--- BEGIN RECORDS SUPPLIED ---
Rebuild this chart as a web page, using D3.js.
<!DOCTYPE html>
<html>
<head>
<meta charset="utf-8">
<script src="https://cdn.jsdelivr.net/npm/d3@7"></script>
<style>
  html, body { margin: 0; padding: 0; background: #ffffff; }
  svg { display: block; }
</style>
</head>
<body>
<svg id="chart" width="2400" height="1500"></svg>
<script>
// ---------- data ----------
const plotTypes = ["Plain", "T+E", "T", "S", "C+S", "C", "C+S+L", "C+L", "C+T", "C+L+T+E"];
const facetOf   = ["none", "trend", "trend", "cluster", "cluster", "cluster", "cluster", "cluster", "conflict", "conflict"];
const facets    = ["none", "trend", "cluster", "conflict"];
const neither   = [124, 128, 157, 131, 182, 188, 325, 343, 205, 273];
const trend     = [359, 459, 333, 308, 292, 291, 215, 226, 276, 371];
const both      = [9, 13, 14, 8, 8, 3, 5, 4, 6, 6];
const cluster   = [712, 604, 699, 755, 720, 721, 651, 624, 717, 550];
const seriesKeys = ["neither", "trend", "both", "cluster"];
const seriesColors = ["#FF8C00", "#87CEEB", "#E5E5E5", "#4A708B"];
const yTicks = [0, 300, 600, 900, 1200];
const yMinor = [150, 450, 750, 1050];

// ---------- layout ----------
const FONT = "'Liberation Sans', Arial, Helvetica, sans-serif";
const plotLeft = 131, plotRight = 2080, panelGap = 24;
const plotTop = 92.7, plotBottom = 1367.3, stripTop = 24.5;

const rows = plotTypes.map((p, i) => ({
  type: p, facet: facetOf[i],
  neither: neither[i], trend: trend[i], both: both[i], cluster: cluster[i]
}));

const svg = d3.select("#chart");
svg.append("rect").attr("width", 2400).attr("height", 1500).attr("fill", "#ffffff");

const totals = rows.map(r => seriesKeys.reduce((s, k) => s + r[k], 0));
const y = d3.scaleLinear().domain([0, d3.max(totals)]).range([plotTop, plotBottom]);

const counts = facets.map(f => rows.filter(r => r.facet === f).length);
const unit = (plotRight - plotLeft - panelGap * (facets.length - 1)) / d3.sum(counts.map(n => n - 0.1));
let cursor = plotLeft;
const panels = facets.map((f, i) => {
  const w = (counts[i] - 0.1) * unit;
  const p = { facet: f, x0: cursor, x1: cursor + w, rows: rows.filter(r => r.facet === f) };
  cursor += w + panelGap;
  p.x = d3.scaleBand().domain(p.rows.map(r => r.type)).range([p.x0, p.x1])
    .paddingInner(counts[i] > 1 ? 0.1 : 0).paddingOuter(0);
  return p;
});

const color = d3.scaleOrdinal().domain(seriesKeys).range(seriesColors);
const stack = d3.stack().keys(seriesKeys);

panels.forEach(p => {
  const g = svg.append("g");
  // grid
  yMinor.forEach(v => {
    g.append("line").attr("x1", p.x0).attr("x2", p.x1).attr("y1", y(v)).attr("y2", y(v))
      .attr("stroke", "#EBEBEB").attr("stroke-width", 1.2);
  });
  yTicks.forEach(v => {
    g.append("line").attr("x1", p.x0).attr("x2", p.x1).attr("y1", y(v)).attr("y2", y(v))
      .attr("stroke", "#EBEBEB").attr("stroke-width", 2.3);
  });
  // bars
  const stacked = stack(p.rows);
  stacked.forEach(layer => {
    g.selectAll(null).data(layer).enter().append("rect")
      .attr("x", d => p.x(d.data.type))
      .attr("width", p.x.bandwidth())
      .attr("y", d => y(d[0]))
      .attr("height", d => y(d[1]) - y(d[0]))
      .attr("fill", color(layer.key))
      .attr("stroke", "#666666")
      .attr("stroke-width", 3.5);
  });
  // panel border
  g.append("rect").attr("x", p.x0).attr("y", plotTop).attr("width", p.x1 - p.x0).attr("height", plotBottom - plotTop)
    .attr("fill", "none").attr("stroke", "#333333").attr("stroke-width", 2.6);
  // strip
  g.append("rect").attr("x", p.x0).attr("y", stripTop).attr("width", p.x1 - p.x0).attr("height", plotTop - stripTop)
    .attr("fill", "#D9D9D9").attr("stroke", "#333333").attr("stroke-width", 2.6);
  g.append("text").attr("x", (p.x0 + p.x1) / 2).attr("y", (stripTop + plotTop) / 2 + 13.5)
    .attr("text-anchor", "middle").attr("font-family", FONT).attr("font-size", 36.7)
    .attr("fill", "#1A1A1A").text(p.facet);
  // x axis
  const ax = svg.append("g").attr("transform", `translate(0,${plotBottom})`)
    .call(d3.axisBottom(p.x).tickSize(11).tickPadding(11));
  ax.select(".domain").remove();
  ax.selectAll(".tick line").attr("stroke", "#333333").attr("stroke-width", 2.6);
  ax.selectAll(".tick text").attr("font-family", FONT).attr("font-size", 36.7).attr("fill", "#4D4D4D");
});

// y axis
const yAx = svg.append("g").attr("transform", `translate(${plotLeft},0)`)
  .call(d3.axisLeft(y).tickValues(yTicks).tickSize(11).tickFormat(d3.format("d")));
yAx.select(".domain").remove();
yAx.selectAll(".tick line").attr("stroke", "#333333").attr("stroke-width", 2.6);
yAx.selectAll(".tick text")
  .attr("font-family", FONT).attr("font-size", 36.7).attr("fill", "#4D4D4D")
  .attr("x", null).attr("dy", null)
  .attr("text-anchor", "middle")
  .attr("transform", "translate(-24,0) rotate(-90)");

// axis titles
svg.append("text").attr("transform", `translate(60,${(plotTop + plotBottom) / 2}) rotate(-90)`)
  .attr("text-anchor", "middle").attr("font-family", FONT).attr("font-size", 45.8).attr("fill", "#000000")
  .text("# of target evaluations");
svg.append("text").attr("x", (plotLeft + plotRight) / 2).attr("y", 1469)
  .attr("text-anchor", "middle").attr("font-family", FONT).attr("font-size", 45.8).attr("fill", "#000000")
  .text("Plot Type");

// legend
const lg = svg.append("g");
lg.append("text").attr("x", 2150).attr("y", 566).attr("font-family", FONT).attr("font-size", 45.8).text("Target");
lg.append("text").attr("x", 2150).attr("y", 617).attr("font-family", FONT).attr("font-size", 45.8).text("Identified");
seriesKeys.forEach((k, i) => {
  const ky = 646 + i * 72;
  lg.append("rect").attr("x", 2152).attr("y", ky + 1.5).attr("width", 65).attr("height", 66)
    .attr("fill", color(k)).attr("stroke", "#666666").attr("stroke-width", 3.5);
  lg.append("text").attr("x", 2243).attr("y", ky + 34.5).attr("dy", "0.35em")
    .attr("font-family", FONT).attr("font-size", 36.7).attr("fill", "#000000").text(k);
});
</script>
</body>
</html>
--- END RECORDS SUPPLIED ---
--- BEGIN RECORDS SUPPLIED ---
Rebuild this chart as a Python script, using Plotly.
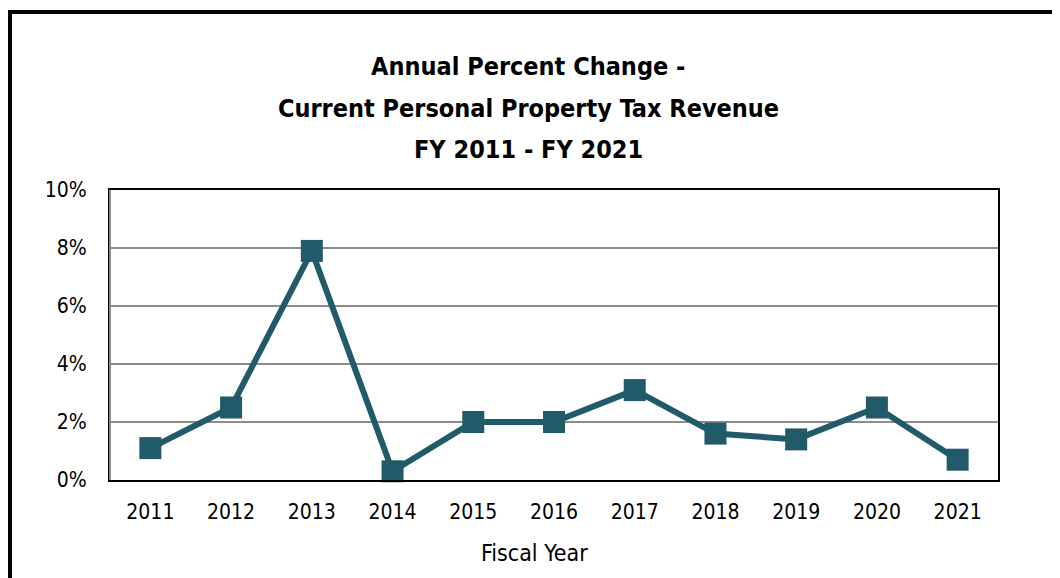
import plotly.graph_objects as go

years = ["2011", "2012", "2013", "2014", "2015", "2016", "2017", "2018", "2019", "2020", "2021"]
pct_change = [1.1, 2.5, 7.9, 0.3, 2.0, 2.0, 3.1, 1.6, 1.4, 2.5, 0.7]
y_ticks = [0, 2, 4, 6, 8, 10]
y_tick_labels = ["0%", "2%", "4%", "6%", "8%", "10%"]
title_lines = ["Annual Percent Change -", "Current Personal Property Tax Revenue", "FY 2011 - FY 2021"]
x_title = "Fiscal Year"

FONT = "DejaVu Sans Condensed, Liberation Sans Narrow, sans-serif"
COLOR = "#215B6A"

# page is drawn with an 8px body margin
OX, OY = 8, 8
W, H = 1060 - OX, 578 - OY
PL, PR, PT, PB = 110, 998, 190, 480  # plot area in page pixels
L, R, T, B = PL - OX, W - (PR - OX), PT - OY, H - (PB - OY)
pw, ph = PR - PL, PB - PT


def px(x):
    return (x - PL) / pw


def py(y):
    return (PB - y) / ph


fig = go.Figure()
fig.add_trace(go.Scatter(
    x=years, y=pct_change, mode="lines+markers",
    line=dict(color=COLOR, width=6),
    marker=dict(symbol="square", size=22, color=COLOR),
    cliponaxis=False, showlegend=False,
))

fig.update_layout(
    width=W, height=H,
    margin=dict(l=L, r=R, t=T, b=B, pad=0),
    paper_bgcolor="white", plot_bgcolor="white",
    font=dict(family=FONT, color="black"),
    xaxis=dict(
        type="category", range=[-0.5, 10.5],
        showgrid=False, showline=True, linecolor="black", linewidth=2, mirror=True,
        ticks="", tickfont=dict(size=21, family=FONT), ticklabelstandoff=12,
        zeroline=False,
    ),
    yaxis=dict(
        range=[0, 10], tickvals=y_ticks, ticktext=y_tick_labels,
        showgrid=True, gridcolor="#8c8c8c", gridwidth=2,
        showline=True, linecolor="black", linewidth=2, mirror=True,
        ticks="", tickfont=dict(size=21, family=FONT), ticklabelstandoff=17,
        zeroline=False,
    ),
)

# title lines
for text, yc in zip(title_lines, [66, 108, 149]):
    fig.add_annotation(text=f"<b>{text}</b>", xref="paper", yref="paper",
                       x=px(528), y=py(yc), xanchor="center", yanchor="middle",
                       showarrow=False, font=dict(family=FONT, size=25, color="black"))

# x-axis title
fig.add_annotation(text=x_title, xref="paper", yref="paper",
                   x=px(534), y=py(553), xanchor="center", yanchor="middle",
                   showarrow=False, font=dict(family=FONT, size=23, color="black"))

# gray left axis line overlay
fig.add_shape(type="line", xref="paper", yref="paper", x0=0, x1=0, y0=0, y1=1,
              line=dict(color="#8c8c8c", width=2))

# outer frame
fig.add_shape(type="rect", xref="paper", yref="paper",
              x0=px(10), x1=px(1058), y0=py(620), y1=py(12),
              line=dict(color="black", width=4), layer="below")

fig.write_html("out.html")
--- END RECORDS SUPPLIED ---
--- BEGIN RECORDS SUPPLIED ---
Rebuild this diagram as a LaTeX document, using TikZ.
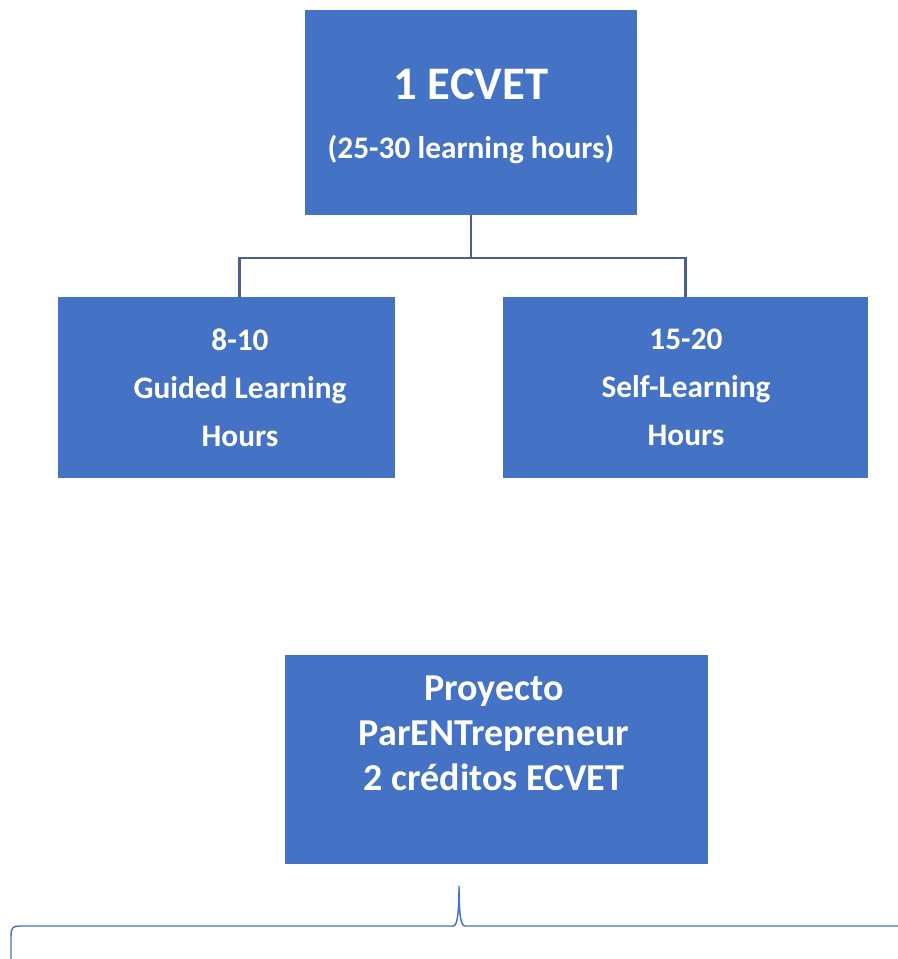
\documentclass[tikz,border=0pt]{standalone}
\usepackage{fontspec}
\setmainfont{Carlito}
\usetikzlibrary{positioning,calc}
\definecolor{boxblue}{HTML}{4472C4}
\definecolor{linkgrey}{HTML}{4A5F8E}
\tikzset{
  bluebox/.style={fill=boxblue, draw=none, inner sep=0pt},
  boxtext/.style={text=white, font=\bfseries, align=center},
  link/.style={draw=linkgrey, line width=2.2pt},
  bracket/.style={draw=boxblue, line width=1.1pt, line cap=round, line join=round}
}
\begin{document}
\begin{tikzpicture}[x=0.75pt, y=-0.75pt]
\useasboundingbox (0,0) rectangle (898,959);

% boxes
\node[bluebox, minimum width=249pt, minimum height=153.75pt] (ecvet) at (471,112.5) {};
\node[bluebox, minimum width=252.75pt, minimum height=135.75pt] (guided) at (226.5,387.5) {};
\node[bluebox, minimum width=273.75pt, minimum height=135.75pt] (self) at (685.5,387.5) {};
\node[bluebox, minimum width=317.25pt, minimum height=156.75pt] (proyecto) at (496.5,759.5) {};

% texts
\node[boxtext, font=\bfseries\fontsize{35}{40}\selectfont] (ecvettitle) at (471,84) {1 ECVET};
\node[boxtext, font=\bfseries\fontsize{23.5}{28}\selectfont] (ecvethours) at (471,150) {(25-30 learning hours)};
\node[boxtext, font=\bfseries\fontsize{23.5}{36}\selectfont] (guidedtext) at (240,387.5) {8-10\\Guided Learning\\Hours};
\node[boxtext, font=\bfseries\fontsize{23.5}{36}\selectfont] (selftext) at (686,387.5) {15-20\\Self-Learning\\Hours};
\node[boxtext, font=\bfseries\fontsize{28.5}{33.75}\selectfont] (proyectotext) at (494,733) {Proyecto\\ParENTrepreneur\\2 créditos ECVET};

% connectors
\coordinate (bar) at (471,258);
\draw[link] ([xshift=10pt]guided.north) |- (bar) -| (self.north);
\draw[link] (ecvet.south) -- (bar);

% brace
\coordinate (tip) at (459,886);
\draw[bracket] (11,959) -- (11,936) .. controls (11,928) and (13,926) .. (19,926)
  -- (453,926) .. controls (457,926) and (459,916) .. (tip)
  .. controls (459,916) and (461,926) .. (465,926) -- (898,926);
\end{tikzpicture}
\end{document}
--- END RECORDS SUPPLIED ---
EXERCISE GOAL: All lines above containing the string "chart" are to be collected.

FINISHED TASK:
Rebuild this chart as a web page, using D3.js.
<svg id="chart" width="2400" height="1500"></svg>
const svg = d3.select("#chart");
Rebuild this chart as a Python script, using Plotly.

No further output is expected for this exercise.